Computational verification of Collatz problem

Solution 1:

Edit 2019-08-30:

Added algorithm in pseudocode

Edit 20190831

added Python code and description and reference to C implementation on codereview

The Collatz function is defined as $$ \text{collatz}(n):=\begin{cases} 3n+1,& n\equiv 1 \pmod 2 \\ \frac n 2, & n \equiv 0 \pmod 2 \end{cases}$$

A trajectory of n with respect to a function $f$ or an $f$-trajectory of $n$ is the sequence $$n, \;f(n), \;f(f(n)), \;f^3(n),\;\ldots$$

A subsequence of such a trajectory I will call a subtrajectory.

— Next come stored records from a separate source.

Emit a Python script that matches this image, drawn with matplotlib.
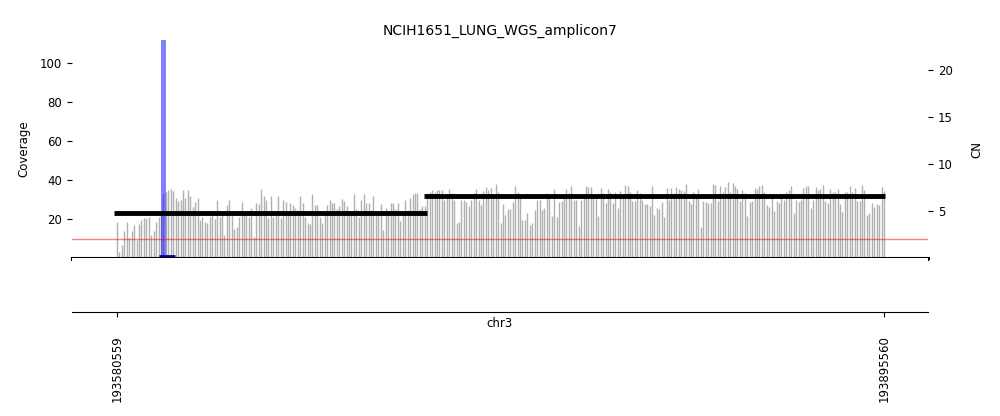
import numpy as np
import matplotlib
matplotlib.use('Agg')
import matplotlib.pyplot as plt

title = 'NCIH1651_LUNG_WGS_amplicon7'
chrom = 'chr3'
region_start = 193580559
region_end = 193895560
view_lim = (193562078, 193913630)

# coverage per window, read left to right
coverage = [
    18.6, 3, 6.7, 14, 18.6, 10.4, 13.6, 16.9, 9.2, 17.4, 19.5, 20.4, 20.4, 21.1, 12, 14, 18.6, 21, 22, 33,
    34, 35, 35.6, 34.5, 31, 29, 30, 35, 31, 35, 32, 26, 28.6, 31, 19.5, 21, 18.6, 17.8, 21.2, 22, 20, 29.5, 21,
    22, 11.8, 27.2, 29.7, 23.8, 14.7, 15.7, 20.9, 28.9, 24.3, 22, 21.2, 25.5, 11, 28, 27.7, 35.2, 31.8, 29.7, 20.3,
    31.8, 21.2, 23, 31.8, 20.3, 30, 28.9, 23.8, 28.4, 27.2, 25.5, 24.6, 31.8, 28.4, 21.2, 18.1, 17.4, 32.8, 27.2, 27.2,
    21.2, 17.8, 22, 27.2,
    30, 28, 28, 25, 26.7, 30.3, 29.4, 26.7, 23.8, 22, 32.8, 25, 20.9, 30, 32.8, 28.4, 28.4, 24.6, 31.8, 22,
    24.3, 27.7, 14.4, 25.5, 22, 28.4, 28.4, 25, 28, 19.1, 24.3, 29.7, 24.6, 30.6, 32.8, 33.5, 33.2, 25, 26.7, 26.5,
    33.2, 34, 34.9, 34, 34.9,
    34.9, 34.9, 29.7, 31, 35.2, 33.5, 29.7, 17.8, 18.6, 29.7, 30, 28.9, 26.7, 29.7, 33.2, 35.2, 29.7, 27.2, 34.5, 36.2,
    34.9, 35.7, 30.6, 38, 34, 17.8, 27.7, 22, 25, 25, 28.9, 36.9, 34, 32.8, 19.5, 19.5, 23, 16.9, 18.1, 24.6,
    29.7, 30, 24.6, 25.5, 33.5,
    32.3, 21.5, 35.2, 20.9, 28.9, 29.4, 32.8, 35.2, 33.2, 36.9, 30, 29.7, 16.4, 29.7, 30.6, 36.9, 36.2, 36.6, 32.3, 30.6,
    21.5, 35.7, 33.5, 28.4, 35.2, 34, 28.4, 34, 25.5, 34.5, 32.3, 37.4, 36.9, 34, 29.4, 29.4, 34.9, 33.5, 29.7, 27.7,
    27.7, 26.7, 36.9, 22, 25.5,
    25, 28.9, 20.9, 35.7, 29.7, 35.7, 33.5, 36.2, 35.2, 34.9, 34.5, 38, 29.4, 27.7, 34, 32.3, 35.2, 15.7, 29.4, 28.9,
    28.4, 28.4, 38, 37.4, 29.4, 36.9, 34, 36.2, 39, 34, 38.6, 36.9, 35.2, 29.4, 34.9, 33.2, 21.5, 28.9, 29.4, 35.7,
    35.2, 36.9, 37.4, 34, 27.2,
    26.3, 32.3, 24.3, 29.4, 28, 32.8, 29.7, 34, 34.9, 36.9, 23.2, 29.7, 28.9, 29.7, 35.7, 36.9, 36.9, 25.5, 29.7, 36.2,
    34.9, 35.2, 37.4, 29.4, 28, 35.2, 34, 34, 35.2, 27.7, 23.8, 34, 34, 36.9, 34, 35.7, 29.4, 29.4, 37.4, 34.9,
    22, 23.2, 28, 26.3, 27.7, 27.2, 36.2, 34.5,
]

# copy number segments
seg_start = [193579327, 193706640]
seg_end = [193707875, 193895970]
seg_cn = [4.8, 6.6]

# breakpoint marker
bp_pos = 193599656
bp_width = 2050
bp_span = (193597900, 193604400)

cov_max = 111.8
cn_max = 23.2
cn_ref = 2

fig = plt.figure(figsize=(10, 4.16), dpi=100)
ax = fig.add_axes([0.072, 0.3798, 0.856, 0.524])
ax2 = ax.twinx()
ax3 = fig.add_axes([0.072, 0.25, 0.856, 0.1298])

pos = np.linspace(region_start, region_end, len(coverage))
ax.vlines(pos, 0, coverage, color='#b0b0b0', lw=1)
ax.bar(bp_pos, cov_max * 2, width=bp_width, bottom=0, color='blue', alpha=0.5, zorder=3)
ax.hlines(0.8, bp_span[0], bp_span[1], color='#0000a0', lw=2, zorder=4)
ax.plot(view_lim, [0, 0], color='k', lw=2.2, clip_on=False, zorder=5)
ax.vlines(view_lim, -1.5, 0, color='k', lw=1.5, clip_on=False)

ax2.hlines(seg_cn, seg_start, seg_end, color='k', lw=3.5, zorder=4)
ax2.axhline(cn_ref, color='r', lw=1, alpha=0.5)

ax.set_xlim(view_lim)
ax.set_ylim(0, cov_max)
ax2.set_ylim(0, cn_max)
ax.set_yticks([20, 40, 60, 80, 100])
ax2.set_yticks([5, 10, 15, 20])
ax.set_xticks([])
for a in (ax, ax2):
    for s in a.spines.values():
        s.set_visible(False)
    a.tick_params(labelsize=8.5, length=3.5)
ax.set_ylabel('Coverage', fontsize=8.5, labelpad=7)
ax2.set_ylabel('CN', fontsize=8.5, labelpad=13)
ax.set_title(title, fontsize=10, pad=4)

ax3.set_xlim(view_lim)
ax3.set_yticks([])
for s in ['top', 'left', 'right']:
    ax3.spines[s].set_visible(False)
ax3.set_xticks([region_start, region_end])
ax3.set_xticklabels([str(region_start), str(region_end)], rotation=90, fontsize=8.5)
ax3.tick_params(axis='x', pad=13, length=3.5)
ax3.set_xlabel(chrom, fontsize=8.5)
ax3.xaxis.set_label_coords(0.5, -0.09)

fig.savefig('out.png', dpi=100)
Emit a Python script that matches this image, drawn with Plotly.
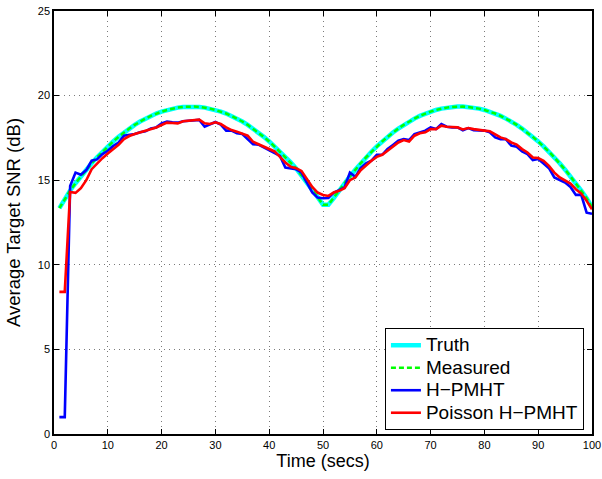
import plotly.graph_objects as go

time = list(range(1, 101))

truth = [
    13.35, 13.90, 14.39, 14.82, 15.23, 15.62, 16.00, 16.35, 16.68, 17.00,
    17.29, 17.56, 17.82, 18.05, 18.27, 18.47, 18.64, 18.80, 18.94, 19.05,
    19.15, 19.23, 19.29, 19.33, 19.35, 19.35, 19.33, 19.29, 19.23, 19.15,
    19.05, 18.94, 18.80, 18.64, 18.47, 18.27, 18.05, 17.82, 17.56, 17.29,
    17.00, 16.68, 16.35, 16.05, 15.70, 15.30, 14.90, 14.45, 14.00, 13.55,
    13.55, 13.94, 14.39, 14.82, 15.23, 15.62, 16.00, 16.35, 16.68, 17.00,
    17.29, 17.56, 17.82, 18.05, 18.27, 18.47, 18.64, 18.80, 18.94, 19.05,
    19.15, 19.23, 19.29, 19.33, 19.35, 19.35, 19.33, 19.29, 19.23, 19.15,
    19.05, 18.94, 18.80, 18.64, 18.47, 18.27, 18.05, 17.82, 17.56, 17.29,
    17.00, 16.68, 16.35, 16.00, 15.62, 15.23, 14.82, 14.39, 13.94, 13.40,
]

measured = [
    13.35, 13.90, 14.39, 14.82, 15.23, 15.62, 16.00, 16.35, 16.68, 17.00,
    17.29, 17.56, 17.82, 18.05, 18.27, 18.47, 18.64, 18.80, 18.94, 19.05,
    19.15, 19.23, 19.29, 19.33, 19.35, 19.35, 19.33, 19.29, 19.23, 19.15,
    19.05, 18.94, 18.80, 18.64, 18.47, 18.27, 18.05, 17.82, 17.56, 17.29,
    17.00, 16.68, 16.35, 16.05, 15.70, 15.30, 14.90, 14.45, 14.00, 13.55,
    13.55, 13.94, 14.39, 14.82, 15.23, 15.62, 16.00, 16.35, 16.68, 17.00,
    17.29, 17.56, 17.82, 18.05, 18.27, 18.47, 18.64, 18.80, 18.94, 19.05,
    19.15, 19.23, 19.29, 19.33, 19.35, 19.35, 19.33, 19.29, 19.23, 19.15,
    19.05, 18.94, 18.80, 18.64, 18.47, 18.27, 18.05, 17.82, 17.56, 17.29,
    17.00, 16.68, 16.35, 16.00, 15.62, 15.23, 14.82, 14.39, 13.94, 13.40,
]

h_pmht = [
    1.00, 1.00, 14.65, 15.45, 15.32, 15.60, 16.15, 16.23, 16.54, 16.74,
    17.02, 17.23, 17.63, 17.67, 17.73, 17.83, 17.89, 18.06, 18.12, 18.36,
    18.46, 18.42, 18.40, 18.48, 18.52, 18.52, 18.56, 18.16, 18.32, 18.44,
    18.28, 17.93, 17.93, 17.77, 17.73, 17.43, 17.13, 17.10, 16.94, 16.78,
    16.64, 16.44, 15.75, 15.71, 15.65, 15.45, 14.86, 14.27, 13.97, 13.93,
    13.95, 14.27, 14.41, 14.57, 15.45, 15.20, 15.71, 15.99, 16.15, 16.50,
    16.50, 16.84, 17.08, 17.33, 17.43, 17.37, 17.73, 17.83, 17.93, 18.12,
    18.02, 18.32, 18.16, 18.12, 18.12, 17.95, 18.08, 17.96, 17.96, 17.93,
    17.83, 17.53, 17.43, 17.43, 17.04, 16.98, 16.70, 16.54, 16.19, 16.25,
    15.99, 15.71, 15.16, 15.00, 14.86, 14.60, 14.13, 14.13, 13.08, 13.02,
]

poisson_h_pmht = [
    8.40, 8.40, 14.30, 14.25, 14.53, 15.00, 15.65, 15.99, 16.30, 16.58,
    16.84, 17.10, 17.43, 17.61, 17.73, 17.83, 17.89, 18.02, 18.12, 18.26,
    18.40, 18.38, 18.36, 18.48, 18.52, 18.56, 18.58, 18.36, 18.32, 18.42,
    18.32, 18.12, 17.96, 17.87, 17.77, 17.63, 17.27, 17.13, 16.98, 16.86,
    16.70, 16.38, 16.05, 15.79, 15.71, 15.55, 15.06, 14.60, 14.27, 14.13,
    14.07, 14.27, 14.37, 14.53, 15.00, 15.16, 15.59, 15.89, 16.15, 16.38,
    16.50, 16.74, 16.98, 17.23, 17.37, 17.29, 17.63, 17.77, 17.83, 18.02,
    18.02, 18.22, 18.16, 18.16, 18.12, 18.00, 18.08, 18.02, 17.96, 17.93,
    17.89, 17.73, 17.53, 17.43, 17.23, 17.10, 16.84, 16.64, 16.34, 16.31,
    16.15, 15.85, 15.45, 15.16, 15.00, 14.80, 14.47, 14.21, 13.78, 13.28,
]

series_names = ["Truth", "Measured", "H\u2212PMHT", "Poisson H\u2212PMHT"]

x_ticks = [0, 10, 20, 30, 40, 50, 60, 70, 80, 90, 100]
y_ticks = [0, 5, 10, 15, 20, 25]

FONT = "Arial, Liberation Sans, Helvetica, sans-serif"


def legend_label(name):
    return '<span style="font-size:19px">' + name + '</span>'


fig = go.Figure()
fig.add_trace(go.Scatter(x=time, y=truth, name=legend_label(series_names[0]), mode="lines",
                         line=dict(color="#00FFFF", width=4.5)))
fig.add_trace(go.Scatter(x=time, y=measured, name=legend_label(series_names[1]), mode="lines",
                         line=dict(color="#00FF00", width=2.5, dash="5px,3px")))
fig.add_trace(go.Scatter(x=time, y=h_pmht, name=legend_label(series_names[2]), mode="lines",
                         line=dict(color="#0000FF", width=2.6)))
fig.add_trace(go.Scatter(x=time, y=poisson_h_pmht, name=legend_label(series_names[3]), mode="lines",
                         line=dict(color="#FF0000", width=2.6)))

axis_common = dict(
    showline=True, linecolor="black", linewidth=1.5, mirror="ticks",
    ticks="inside", ticklen=5, tickcolor="black", tickwidth=1,
    showgrid=True, gridcolor="#7a7a7a", gridwidth=1, griddash="1px,4px",
    zeroline=False, automargin=False,
    tickfont=dict(family=FONT, size=11, color="black"),
)

fig.update_xaxes(range=[0, 100], tickvals=x_ticks, ticktext=[str(v) for v in x_ticks],
                 title=dict(text="Time (secs)", font=dict(family=FONT, size=18, color="black"),
                            standoff=3),
                 **axis_common)
fig.update_yaxes(range=[0, 25], tickvals=y_ticks, ticktext=[str(v) for v in y_ticks],
                 title=dict(text="Average Target SNR (dB)", font=dict(family=FONT, size=18.5, color="black"),
                            standoff=12),
                 **axis_common)

fig.update_layout(
    width=602, height=479,
    margin=dict(l=54, r=10, t=11, b=45),
    paper_bgcolor="white", plot_bgcolor="white",
    showlegend=True,
    legend=dict(x=0.985, y=0.0095, xanchor="right", yanchor="bottom",
                bgcolor="white", bordercolor="black", borderwidth=1,
                font=dict(family=FONT, size=15, color="black"),
                tracegroupgap=0, itemwidth=30),
)

fig.write_html("out.html")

We are interested if the collatz-trajectory of a positive integer $n$ is either unbounded or if it will cycle. At the moment the trajectories of all numbers investigated so far will cycle. The cycle for all these number is the cycle $4,2,1,4,..$

If a trajectory cycles then a subtracjectory must contain identical values and vice versa.

We define now the following function that is related to the Collatz function: $$ \text{c}(n):=\begin{cases} \frac {3n+1} 2, & n\equiv 1 \pmod 2 \\ \frac n 2, & n \equiv 0 \pmod 2 \end{cases}\tag{1.1} $$ A c-trajectory of $n$ will be a Collatz-subtrajectory of $n$.

Instead of the $c$-trajectory of $n$ $$n, c(n), c^2(n),\ldots$$ we can construct a new sequence

$$n+1, c(n)+1, c^2(n)+1, \ldots$$

This is a trajectory with respect to the function $d$

$$d(n):=c(n-1)+1\tag{2.1}$$

$$\begin{array} 27&41&62&31&47&71&\ldots\\ 28&42&63&32&48&72\ldots \end{array}\tag{2.2}$$

From $(2.1)$ follows

$$c(n)=d(n+1)-1$$ and by induction one can prove $$d^k(n)=c^k(n-1)+1\tag{2.3}$$ $$c^k(n)=d^k(n)-1$$

From $(1.1)$ and $(2.1)$ we get $$ \text{d}(n):=\begin{cases} \frac{n+1} 2,& n\equiv 1 \pmod 2 \\ \frac {3n} 2, & n \equiv 0 \pmod 2 \end{cases}\tag{2.4}$$

From $c$ and $d$ we can generate new functions

$$c^+(n)=\begin{cases} \frac{3n+1}2 , & n\equiv 1 \pmod 2 \\ \frac n {2^k},& n=2^ka, k>0, a\equiv 1\pmod 2 \end{cases} $$

$$d^+(n)=\begin{cases} \frac{n+1}2 , & n\equiv 1 \pmod 2 \\ \left(\frac {3} {2}\right)^kn,& n=2^ka, k>0, a\equiv 1\pmod 2 \end{cases} $$

We can rewrite this definitions as

$$c^+(n)=\begin{cases} c(n) , & n\equiv 1 \pmod 2 \\ c^k(n),& n=2^ka, k>0, a\equiv 1\pmod 2 \end{cases} $$

$$d^+(n)=\begin{cases} d(n) , & n\equiv 1 \pmod 2 \\ d^k(n),& n=2^ka, k>0, a\equiv 1\pmod 2 \end{cases} $$

and we see that $c^+$-trajectories are $c$-subtrajectories and $d^+$-trajectories are $d$-subtrajectories.

Finally we define

$$T(n)=\begin{cases} c^+(n) , & n\equiv 1 \pmod 2 \\ c^+(d^+(n+1)-1),& n\equiv 1\pmod 2 \end{cases} $$

An again we have that a trajectory of $T$ is a subtrajectory of $c$. If $n$ is odd this is trivial, if $n$ is even then $$T(n)=c^+(d^+(n+1)-1)=c^+(d^{k_1}(n+1)-1)=c^+(c^{k_1}(n))=c^{k_2}(c^{k_1}(n))=c^{k_2+k_1}(n)$$

The function $T$ is the function that you use for your calculations.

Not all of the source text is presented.